The value of community in real estate is usually obvious at the high end. Some communities command a premium over others, and always will. But with new development, there often isn’t anything to relate to except in the abstract. That’s why the notion of community it is often overlooked, except in the abstract – at the peril of the ultimate success.
Rarely do we get a chance to see the opposite end of the value of community, which is what happens when there is absolutely nothing related to at all. The development at the Upper Landing of Saint Paul shows that without any kind of community, success is bound to be elusive.
The Riverview apartments at 400 Spring Street are the best possibly example. Finished in 2005, the 434 rental units have just about every amenity you can name – a great view of the Mississippi, access to downtown, indoor parking, a gym, and an “executive business center”. What could possibly be wrong with this?
Well, plenty. They are isolated, on an island cut apart from the rest of the street grid. While many people also don’t like the design and colors of these units, what is most remarkable about them is how far they are from anything else, separated by a 50 foot tall bluff over most of their length.
How much could that matter in these days of cars and other ways of connecting? We can’t say for sure what the rental rate is, but the rumor was that this summer, one year after opening, it was only one third full.
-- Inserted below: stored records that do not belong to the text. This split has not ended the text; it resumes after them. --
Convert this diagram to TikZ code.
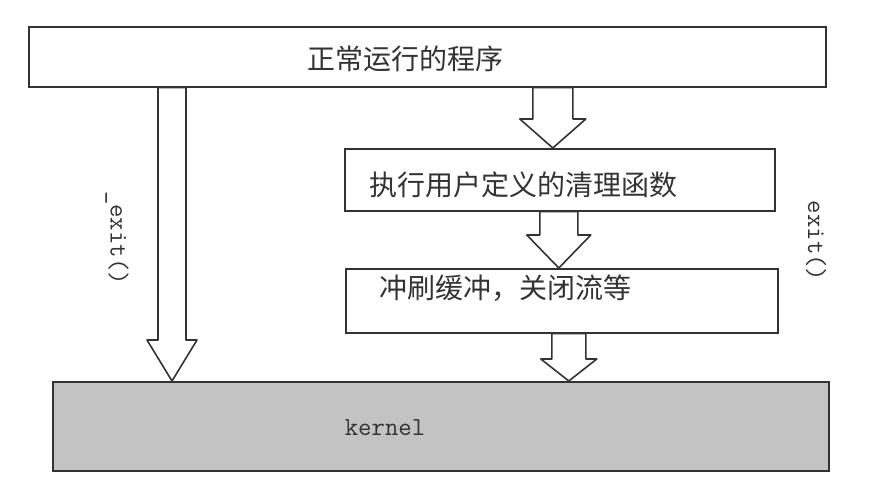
\documentclass[tikz,border=0pt]{standalone}
\usepackage{fontspec}
\usepackage{tikz}
\usetikzlibrary{calc}
\newfontfamily\cjk{Noto Sans CJK SC}
\definecolor{inkgray}{HTML}{333333}
\definecolor{kernelfill}{HTML}{C3C3C3}

\begin{document}
\begin{tikzpicture}[
  x=1pt, y=-1pt,
  box/.style={rectangle, draw=inkgray, line width=1.6pt, inner sep=0pt, anchor=north west},
  cnlabel/.style={font=\cjk\fontsize{28}{30}\selectfont, text=inkgray, inner sep=0pt, anchor=west},
  codelabel/.style={font=\ttfamily\fontsize{26}{28}\selectfont, text=inkgray, inner sep=0pt},
  barrow/.style n args={3}{draw=inkgray, fill=white, line width=1.6pt, line join=round,
    to path={let \p1=(\tikztostart), \p2=(\tikztotarget) in
      (\x2-#1,\y1) -- (\x2-#1,\y2+#3) -- (\x2-#2,\y2+#3) -- (\x2,\y2)
      -- (\x2+#2,\y2+#3) -- (\x2+#1,\y2+#3) -- (\x2+#1,\y1) -- cycle}}
]
\useasboundingbox (0,0) rectangle (886,492);

% Boxes
\node[box, minimum width=797pt, minimum height=60pt] (prog) at (28,26) {};
\node[box, minimum width=430pt, minimum height=62pt] (clean) at (344,148) {};
\node[box, minimum width=432pt, minimum height=64pt] (flush) at (345,268) {};
\node[box, fill=kernelfill, minimum width=776pt, minimum height=89pt] (kernel) at (52,381) {};

% Box texts
\node[cnlabel] (progtext) at (307,59) {正常运行的程序};
\node[cnlabel] (cleantext) at (369,185) {执行用户定义的清理函数};
\node[cnlabel] (flushtext) at (379,288) {冲刷缓冲，关闭流等};
\node[codelabel] (kerneltext) at (385,428) {kernel};

% Block arrows
\draw[barrow={14pt}{25pt}{41pt}] (prog.south) to ([xshift=120pt]kernel.north west);
\draw[barrow={20pt}{33pt}{29pt}] (prog.south) to ([xshift=-7pt]clean.north);
\draw[barrow={19pt}{32pt}{33pt}] (clean.south) to ([xshift=-3pt]flush.north);
\draw[barrow={17pt}{28pt}{22pt}] (flush.south) to ([xshift=128pt]kernel.north);

% Side labels
\node[codelabel, rotate=-90] (exitleft) at (117,238) {\_exit()};
\node[codelabel, rotate=-90] (exitright) at (816,241) {exit()};
\end{tikzpicture}
\end{document}
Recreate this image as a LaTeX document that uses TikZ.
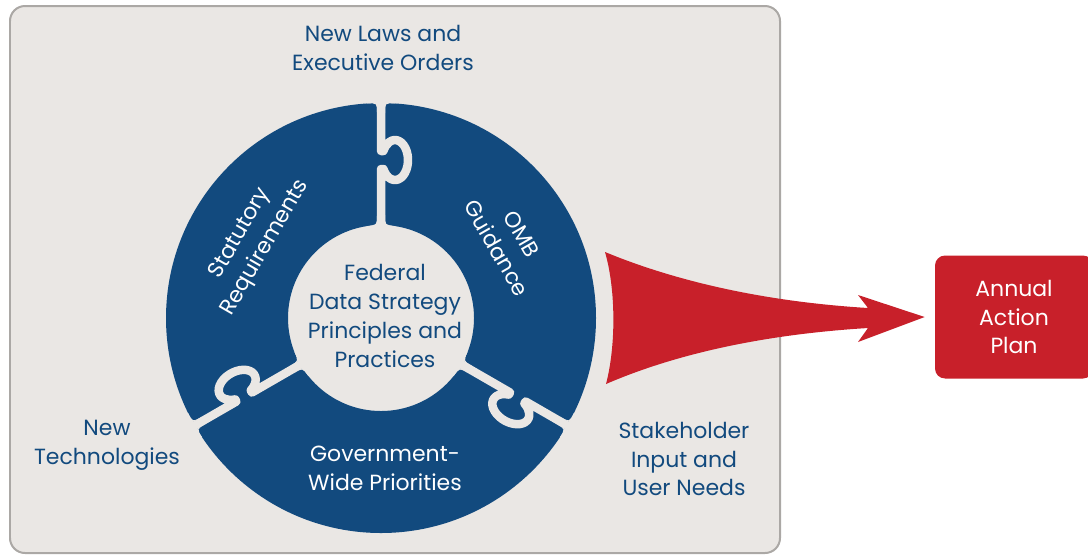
\documentclass[tikz,border=0pt]{standalone}
\usepackage{fontspec}
\setmainfont{Poppins}
\usetikzlibrary{positioning}
\definecolor{fdsblue}{RGB}{18,74,126}
\definecolor{fdsred}{RGB}{200,32,42}
\definecolor{panelgray}{RGB}{234,231,228}
\definecolor{panelline}{RGB}{171,168,165}

\begin{document}
\begin{tikzpicture}[x=0.02cm, y=-0.02cm]
        \tikzstyle{every node}=[align=center, inner sep=0pt, font=\fontsize{12.5}{16.4}\selectfont]
        \tikzstyle{outlbl}=[text=fdsblue]
        \tikzstyle{inlbl}=[text=white]
        \useasboundingbox (0,0) rectangle (1088,556);

        % grey panel
        \draw[panelline, fill=panelgray, line width=0.04cm, rounded corners=0.3cm]
                (10,6) rectangle (780,553);

        % puzzle ring, the gaps are cut with the panel colour
        \begin{scope}[shift={(381,318)}, y=0.02cm]
                \fill[fdsblue, even odd rule] (0,0) circle (215) (0,0) circle (93);
                \foreach \a in {0,120,240} {
                        \draw[panelgray, line width=0.17cm, line join=round, rotate=\a]
                                (0,80) -- (0,149) -- (2.4,149)
                                arc[start angle=-153.3, end angle=153.3, x radius=13, y radius=20]
                                -- (0,167) -- (0,230);
                        % round the corners of the pieces
                        \foreach \s in {-1,1} {
                                \fill[panelgray, rotate=\a] ({4*\s},205) .. controls ({4*\s},215) .. ({14*\s},214.5)
                                        -- ({14*\s},222) -- ({4*\s},222) -- cycle;
                                \fill[panelgray, rotate=\a] ({4*\s},103) .. controls ({4*\s},93) .. ({14*\s},91.9)
                                        -- ({14*\s},85) -- ({4*\s},85) -- cycle;
                        }
                }
        \end{scope}

        \node[outlbl] (fds) at (385,316) {Federal\\Data Strategy\\Principles and\\Practices};
        \node[inlbl, rotate=60] (stat) at (253,241) {Statutory\\Requirements};
        \node[inlbl, rotate=-60] (omb) at (509,241) {OMB\\Guidance};
        \node[inlbl] (gov) at (385,468) {Government-\\Wide Priorities};

        \node[outlbl] (laws) at (383,48) {New Laws and\\Executive Orders};
        \node[outlbl] (tech) at (107,445) {New\\Technologies};
        \node[outlbl] (stake) at (684,459) {Stakeholder\\Input and\\User Needs};

        % output box and the red arrow into it
        \node[fill=fdsred, text=white, rounded corners=0.2cm, minimum width=3.16cm,
                minimum height=2.46cm] (plan) at (1014,317) {Annual\\Action\\Plan};
        \coordinate (tip) at ([xshift=-0.2cm]plan.west);
        \fill[fdsred] (605,252) .. controls (616,290) and (616,346) .. (606,384)
                .. controls (680,352) and (770,334) .. (868,328) -- (858,342) -- (tip)
                -- (858,295) -- (868,308) .. controls (770,302) and (680,283) .. cycle;
\end{tikzpicture}
\end{document}
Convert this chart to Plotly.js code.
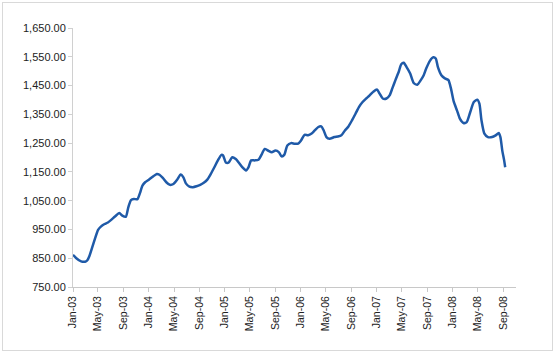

What we do know is that they were offering 3 months of free rent for anyone who signed a lease. All of that after lowering the rent several times with apparently nowhere near enough takers.
This was anticipated, of course. The planners who thought this was a great development were constantly told by the residents that isolation would be a problem. But no one was willing to listen. And now, we have an excellent counter-example of what happens when there is no community at all.
I happen to be following this very closely, as I am always concerned that this will become a “problem property” someday. I can’t see how they will be able to keep up the investments they made to create a community out of whole cloth, rather than plug into what was already around them. When that falls apart, we can only assume it won’t be pretty.
Already, I think this stands as a great object lesson that REALTORS already know, but planners and developers don’t always seem to appreciate when approaching the tall order of large developments. It’s the community, stupid.